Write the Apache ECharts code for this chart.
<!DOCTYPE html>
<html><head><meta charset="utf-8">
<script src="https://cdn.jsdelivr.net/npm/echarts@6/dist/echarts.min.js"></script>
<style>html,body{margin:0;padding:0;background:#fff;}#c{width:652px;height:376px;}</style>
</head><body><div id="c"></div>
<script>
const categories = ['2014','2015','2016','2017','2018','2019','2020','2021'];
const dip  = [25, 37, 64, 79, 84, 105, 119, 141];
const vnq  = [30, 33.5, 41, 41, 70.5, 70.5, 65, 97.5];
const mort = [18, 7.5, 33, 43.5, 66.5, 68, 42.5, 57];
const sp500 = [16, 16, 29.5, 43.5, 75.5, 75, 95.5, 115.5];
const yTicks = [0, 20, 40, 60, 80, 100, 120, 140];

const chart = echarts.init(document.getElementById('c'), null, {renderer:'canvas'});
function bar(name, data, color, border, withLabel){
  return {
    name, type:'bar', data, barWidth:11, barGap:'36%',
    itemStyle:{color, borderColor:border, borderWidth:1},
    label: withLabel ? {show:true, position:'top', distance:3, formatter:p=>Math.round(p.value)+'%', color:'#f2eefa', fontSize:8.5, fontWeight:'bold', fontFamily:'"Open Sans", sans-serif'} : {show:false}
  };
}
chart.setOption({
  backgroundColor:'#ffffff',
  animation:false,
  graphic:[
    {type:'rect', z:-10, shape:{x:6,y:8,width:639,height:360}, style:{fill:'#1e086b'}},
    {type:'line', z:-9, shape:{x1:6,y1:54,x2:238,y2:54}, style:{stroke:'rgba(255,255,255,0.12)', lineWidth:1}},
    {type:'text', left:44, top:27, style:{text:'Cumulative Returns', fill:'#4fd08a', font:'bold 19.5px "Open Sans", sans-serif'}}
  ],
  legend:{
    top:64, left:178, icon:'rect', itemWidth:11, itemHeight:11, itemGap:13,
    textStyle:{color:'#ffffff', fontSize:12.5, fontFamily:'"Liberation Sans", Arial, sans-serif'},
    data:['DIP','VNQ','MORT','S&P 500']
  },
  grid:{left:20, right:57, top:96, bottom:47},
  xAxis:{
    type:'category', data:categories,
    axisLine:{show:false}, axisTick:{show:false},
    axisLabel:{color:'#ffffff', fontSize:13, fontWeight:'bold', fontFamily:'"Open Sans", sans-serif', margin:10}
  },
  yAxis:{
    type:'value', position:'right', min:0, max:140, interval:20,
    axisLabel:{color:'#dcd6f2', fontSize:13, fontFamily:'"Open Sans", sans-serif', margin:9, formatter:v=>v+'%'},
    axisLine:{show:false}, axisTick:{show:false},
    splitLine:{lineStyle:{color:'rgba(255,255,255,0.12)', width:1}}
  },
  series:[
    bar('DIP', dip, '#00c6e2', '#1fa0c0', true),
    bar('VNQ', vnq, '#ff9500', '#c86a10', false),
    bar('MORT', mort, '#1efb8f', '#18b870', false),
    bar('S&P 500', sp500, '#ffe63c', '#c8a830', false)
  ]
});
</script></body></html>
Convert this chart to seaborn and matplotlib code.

-*-*-

### WHAT THE EXERCISE ASKS:
Retype only the lines running from the top of the listing to the line that holds "const yTicks = [0, 20, 40, 60, 80, 100, 120, 140];", both ends included.

### RESULT FOR THIS TASK:
Write the Apache ECharts code for this chart.
<!DOCTYPE html>
<html><head><meta charset="utf-8">
<script src="https://cdn.jsdelivr.net/npm/echarts@6/dist/echarts.min.js"></script>
<style>html,body{margin:0;padding:0;background:#fff;}#c{width:652px;height:376px;}</style>
</head><body><div id="c"></div>
<script>
const categories = ['2014','2015','2016','2017','2018','2019','2020','2021'];
const dip  = [25, 37, 64, 79, 84, 105, 119, 141];
const vnq  = [30, 33.5, 41, 41, 70.5, 70.5, 65, 97.5];
const mort = [18, 7.5, 33, 43.5, 66.5, 68, 42.5, 57];
const sp500 = [16, 16, 29.5, 43.5, 75.5, 75, 95.5, 115.5];
const yTicks = [0, 20, 40, 60, 80, 100, 120, 140];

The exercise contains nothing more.